Task brief
Reproduce only the lines of the material below that start at the line containing "Rebuild this chart" and stop at the line containing "return tuple(p *". Keep both end lines.
━━━ Record excerpts
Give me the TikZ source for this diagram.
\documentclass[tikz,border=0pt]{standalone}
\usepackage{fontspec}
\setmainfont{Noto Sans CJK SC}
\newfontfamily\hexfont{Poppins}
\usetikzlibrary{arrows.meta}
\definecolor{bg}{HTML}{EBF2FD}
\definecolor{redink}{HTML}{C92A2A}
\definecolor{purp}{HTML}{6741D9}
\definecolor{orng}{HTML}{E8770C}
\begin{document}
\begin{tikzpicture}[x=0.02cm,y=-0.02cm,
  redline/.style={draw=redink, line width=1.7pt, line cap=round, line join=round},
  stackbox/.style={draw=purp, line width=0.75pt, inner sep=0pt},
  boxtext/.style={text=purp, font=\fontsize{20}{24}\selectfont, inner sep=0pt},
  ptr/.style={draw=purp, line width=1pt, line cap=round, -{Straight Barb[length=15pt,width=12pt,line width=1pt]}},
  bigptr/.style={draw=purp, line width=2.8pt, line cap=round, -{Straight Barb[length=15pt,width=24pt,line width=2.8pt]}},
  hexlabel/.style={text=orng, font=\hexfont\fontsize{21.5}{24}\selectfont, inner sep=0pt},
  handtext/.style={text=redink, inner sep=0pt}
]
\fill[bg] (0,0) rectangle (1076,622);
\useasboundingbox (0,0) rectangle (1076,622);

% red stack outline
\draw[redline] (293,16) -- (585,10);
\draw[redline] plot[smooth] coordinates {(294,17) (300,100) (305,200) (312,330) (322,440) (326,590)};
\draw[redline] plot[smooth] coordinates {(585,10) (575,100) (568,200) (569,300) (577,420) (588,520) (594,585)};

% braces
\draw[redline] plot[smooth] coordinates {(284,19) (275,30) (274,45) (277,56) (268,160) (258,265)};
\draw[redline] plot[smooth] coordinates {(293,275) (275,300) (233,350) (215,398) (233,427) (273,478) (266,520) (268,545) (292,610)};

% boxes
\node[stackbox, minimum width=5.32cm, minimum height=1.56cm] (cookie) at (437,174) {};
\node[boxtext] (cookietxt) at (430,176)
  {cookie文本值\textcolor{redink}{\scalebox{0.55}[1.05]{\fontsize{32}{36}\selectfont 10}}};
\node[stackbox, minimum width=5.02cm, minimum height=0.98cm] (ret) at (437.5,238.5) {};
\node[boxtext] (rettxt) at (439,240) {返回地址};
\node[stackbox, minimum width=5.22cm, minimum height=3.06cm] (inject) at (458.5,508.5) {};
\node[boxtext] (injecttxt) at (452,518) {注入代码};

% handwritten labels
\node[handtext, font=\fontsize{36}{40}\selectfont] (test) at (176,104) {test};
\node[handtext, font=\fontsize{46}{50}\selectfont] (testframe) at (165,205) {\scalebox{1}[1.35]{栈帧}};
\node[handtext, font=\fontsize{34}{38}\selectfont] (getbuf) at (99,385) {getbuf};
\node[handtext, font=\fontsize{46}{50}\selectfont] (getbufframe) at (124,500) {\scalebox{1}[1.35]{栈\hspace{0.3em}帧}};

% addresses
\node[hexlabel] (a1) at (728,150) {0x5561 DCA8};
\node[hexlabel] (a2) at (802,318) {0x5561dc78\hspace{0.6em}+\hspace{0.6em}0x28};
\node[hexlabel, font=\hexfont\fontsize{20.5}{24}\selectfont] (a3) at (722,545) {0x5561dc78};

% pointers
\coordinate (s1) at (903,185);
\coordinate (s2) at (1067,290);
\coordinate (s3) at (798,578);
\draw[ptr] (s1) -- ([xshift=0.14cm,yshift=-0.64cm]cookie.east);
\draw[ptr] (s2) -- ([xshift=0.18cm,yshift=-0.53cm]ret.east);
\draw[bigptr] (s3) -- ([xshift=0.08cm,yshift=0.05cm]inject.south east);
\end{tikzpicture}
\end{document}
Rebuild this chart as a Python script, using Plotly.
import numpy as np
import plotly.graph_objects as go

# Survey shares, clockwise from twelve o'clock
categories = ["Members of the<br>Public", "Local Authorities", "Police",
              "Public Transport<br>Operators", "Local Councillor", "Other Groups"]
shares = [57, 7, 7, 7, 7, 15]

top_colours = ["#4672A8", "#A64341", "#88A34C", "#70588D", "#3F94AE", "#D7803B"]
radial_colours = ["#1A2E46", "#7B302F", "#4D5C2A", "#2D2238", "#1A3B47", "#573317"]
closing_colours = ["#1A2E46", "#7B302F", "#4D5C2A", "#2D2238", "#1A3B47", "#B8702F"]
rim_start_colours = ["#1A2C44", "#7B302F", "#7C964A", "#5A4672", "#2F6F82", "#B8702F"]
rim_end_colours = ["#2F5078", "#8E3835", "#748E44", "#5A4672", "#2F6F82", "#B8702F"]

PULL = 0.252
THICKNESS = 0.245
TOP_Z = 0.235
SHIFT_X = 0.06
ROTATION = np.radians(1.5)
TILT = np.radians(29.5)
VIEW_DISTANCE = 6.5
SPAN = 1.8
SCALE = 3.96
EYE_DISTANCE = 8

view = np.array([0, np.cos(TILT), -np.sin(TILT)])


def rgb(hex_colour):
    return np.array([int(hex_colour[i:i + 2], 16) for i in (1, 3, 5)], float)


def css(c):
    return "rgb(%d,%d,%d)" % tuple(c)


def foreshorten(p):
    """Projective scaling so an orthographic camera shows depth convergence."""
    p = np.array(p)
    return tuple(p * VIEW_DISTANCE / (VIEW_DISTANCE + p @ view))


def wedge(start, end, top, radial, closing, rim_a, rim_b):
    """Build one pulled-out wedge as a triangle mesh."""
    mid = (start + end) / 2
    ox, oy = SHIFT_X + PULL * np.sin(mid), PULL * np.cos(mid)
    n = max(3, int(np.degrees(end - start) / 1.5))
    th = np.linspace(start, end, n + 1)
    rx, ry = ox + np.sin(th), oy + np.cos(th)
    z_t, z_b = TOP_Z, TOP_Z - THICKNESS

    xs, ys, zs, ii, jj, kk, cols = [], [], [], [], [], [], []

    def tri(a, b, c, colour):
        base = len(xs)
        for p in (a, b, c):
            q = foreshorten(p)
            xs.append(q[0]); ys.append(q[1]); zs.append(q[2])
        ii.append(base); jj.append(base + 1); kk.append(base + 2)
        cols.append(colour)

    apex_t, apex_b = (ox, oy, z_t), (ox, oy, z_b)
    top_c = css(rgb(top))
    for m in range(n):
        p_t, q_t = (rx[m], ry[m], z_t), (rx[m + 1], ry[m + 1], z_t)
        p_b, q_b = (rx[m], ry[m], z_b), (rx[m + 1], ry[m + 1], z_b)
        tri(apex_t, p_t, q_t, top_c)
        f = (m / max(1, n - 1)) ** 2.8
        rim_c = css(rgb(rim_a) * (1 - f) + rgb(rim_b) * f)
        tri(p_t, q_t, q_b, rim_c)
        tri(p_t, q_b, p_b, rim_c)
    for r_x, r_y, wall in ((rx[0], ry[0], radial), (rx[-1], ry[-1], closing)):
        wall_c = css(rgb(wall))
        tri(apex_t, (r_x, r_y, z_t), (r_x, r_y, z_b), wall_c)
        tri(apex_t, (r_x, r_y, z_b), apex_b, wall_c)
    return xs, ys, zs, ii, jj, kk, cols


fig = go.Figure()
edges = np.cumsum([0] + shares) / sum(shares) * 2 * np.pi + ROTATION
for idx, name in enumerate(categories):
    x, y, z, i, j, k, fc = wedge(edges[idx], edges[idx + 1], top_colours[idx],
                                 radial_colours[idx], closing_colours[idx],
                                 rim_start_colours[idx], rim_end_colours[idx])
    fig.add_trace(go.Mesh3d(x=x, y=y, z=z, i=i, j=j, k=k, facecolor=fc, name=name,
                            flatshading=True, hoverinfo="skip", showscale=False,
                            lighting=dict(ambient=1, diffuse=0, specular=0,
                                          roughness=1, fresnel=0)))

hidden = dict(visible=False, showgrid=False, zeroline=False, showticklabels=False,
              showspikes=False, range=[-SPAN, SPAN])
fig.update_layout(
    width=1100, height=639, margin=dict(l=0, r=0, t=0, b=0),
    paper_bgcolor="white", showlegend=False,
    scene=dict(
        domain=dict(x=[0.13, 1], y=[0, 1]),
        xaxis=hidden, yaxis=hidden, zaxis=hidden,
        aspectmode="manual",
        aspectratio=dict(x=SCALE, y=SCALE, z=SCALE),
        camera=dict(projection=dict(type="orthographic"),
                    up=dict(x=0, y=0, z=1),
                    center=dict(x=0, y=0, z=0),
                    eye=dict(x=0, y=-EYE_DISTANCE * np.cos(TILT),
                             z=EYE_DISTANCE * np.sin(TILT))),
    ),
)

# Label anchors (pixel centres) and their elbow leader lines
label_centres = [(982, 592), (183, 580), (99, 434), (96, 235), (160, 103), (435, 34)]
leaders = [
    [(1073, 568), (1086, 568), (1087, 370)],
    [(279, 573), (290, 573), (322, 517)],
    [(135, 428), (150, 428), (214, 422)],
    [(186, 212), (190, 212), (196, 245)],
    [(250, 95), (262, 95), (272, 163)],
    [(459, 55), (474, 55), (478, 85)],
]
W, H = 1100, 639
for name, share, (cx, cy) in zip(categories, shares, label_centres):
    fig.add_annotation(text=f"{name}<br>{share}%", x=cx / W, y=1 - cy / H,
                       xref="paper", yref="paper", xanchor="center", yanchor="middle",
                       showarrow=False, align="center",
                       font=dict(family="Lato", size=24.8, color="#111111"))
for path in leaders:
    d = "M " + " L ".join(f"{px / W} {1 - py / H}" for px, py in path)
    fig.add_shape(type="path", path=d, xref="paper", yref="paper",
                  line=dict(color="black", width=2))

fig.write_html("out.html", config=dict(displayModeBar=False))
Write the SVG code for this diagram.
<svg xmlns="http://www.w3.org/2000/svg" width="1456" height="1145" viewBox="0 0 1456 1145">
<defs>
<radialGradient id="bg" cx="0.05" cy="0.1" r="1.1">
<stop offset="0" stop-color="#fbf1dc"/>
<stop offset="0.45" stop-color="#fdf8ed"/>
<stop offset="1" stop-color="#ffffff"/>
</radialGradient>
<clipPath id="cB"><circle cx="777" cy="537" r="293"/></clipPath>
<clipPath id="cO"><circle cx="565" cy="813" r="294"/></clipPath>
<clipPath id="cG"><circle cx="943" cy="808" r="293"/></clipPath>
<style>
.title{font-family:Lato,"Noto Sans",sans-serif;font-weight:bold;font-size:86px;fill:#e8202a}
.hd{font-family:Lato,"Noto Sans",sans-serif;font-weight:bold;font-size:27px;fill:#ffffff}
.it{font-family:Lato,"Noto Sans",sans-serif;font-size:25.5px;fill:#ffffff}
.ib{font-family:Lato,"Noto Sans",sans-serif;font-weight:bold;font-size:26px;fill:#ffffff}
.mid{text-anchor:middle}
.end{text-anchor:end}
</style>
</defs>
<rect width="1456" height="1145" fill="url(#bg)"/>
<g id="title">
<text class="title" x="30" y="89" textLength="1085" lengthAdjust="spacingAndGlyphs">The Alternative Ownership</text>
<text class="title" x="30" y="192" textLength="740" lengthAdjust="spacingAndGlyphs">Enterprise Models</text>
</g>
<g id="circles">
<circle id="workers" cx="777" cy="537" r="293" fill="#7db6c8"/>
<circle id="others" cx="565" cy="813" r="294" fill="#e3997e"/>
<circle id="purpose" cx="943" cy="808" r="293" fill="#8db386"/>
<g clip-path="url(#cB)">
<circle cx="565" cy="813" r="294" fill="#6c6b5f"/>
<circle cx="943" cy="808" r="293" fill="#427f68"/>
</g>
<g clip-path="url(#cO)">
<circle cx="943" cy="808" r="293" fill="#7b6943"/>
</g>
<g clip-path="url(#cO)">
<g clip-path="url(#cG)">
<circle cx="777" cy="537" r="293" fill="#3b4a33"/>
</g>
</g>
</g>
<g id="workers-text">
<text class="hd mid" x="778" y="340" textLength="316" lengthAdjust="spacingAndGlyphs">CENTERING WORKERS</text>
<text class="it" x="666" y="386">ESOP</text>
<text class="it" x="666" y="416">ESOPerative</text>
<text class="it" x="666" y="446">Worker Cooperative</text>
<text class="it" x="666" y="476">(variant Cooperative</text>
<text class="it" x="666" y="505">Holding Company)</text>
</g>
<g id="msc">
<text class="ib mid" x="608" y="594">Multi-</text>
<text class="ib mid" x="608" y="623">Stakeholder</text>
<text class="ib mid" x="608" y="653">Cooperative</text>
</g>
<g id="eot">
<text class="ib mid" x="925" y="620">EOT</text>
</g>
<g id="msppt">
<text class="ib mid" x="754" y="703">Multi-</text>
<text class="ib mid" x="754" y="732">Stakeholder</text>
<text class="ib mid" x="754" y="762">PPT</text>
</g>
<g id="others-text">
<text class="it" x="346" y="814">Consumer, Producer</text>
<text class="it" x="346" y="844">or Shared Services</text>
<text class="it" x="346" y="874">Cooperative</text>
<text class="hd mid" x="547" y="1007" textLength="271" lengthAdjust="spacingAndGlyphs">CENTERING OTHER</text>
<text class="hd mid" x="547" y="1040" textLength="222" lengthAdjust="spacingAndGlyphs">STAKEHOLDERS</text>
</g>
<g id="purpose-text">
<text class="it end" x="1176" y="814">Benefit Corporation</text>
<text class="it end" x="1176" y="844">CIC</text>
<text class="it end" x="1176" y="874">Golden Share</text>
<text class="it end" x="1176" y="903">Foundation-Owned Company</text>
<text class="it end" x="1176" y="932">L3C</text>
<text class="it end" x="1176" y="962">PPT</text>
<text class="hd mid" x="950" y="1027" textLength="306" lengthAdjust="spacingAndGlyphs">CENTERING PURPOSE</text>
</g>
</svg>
━━━━━━
Solution for this exercise
Rebuild this chart as a Python script, using Plotly.
import numpy as np
import plotly.graph_objects as go

# Survey shares, clockwise from twelve o'clock
categories = ["Members of the<br>Public", "Local Authorities", "Police",
              "Public Transport<br>Operators", "Local Councillor", "Other Groups"]
shares = [57, 7, 7, 7, 7, 15]

top_colours = ["#4672A8", "#A64341", "#88A34C", "#70588D", "#3F94AE", "#D7803B"]
radial_colours = ["#1A2E46", "#7B302F", "#4D5C2A", "#2D2238", "#1A3B47", "#573317"]
closing_colours = ["#1A2E46", "#7B302F", "#4D5C2A", "#2D2238", "#1A3B47", "#B8702F"]
rim_start_colours = ["#1A2C44", "#7B302F", "#7C964A", "#5A4672", "#2F6F82", "#B8702F"]
rim_end_colours = ["#2F5078", "#8E3835", "#748E44", "#5A4672", "#2F6F82", "#B8702F"]

PULL = 0.252
THICKNESS = 0.245
TOP_Z = 0.235
SHIFT_X = 0.06
ROTATION = np.radians(1.5)
TILT = np.radians(29.5)
VIEW_DISTANCE = 6.5
SPAN = 1.8
SCALE = 3.96
EYE_DISTANCE = 8

view = np.array([0, np.cos(TILT), -np.sin(TILT)])


def rgb(hex_colour):
    return np.array([int(hex_colour[i:i + 2], 16) for i in (1, 3, 5)], float)


def css(c):
    return "rgb(%d,%d,%d)" % tuple(c)


def foreshorten(p):
    """Projective scaling so an orthographic camera shows depth convergence."""
    p = np.array(p)
    return tuple(p * VIEW_DISTANCE / (VIEW_DISTANCE + p @ view))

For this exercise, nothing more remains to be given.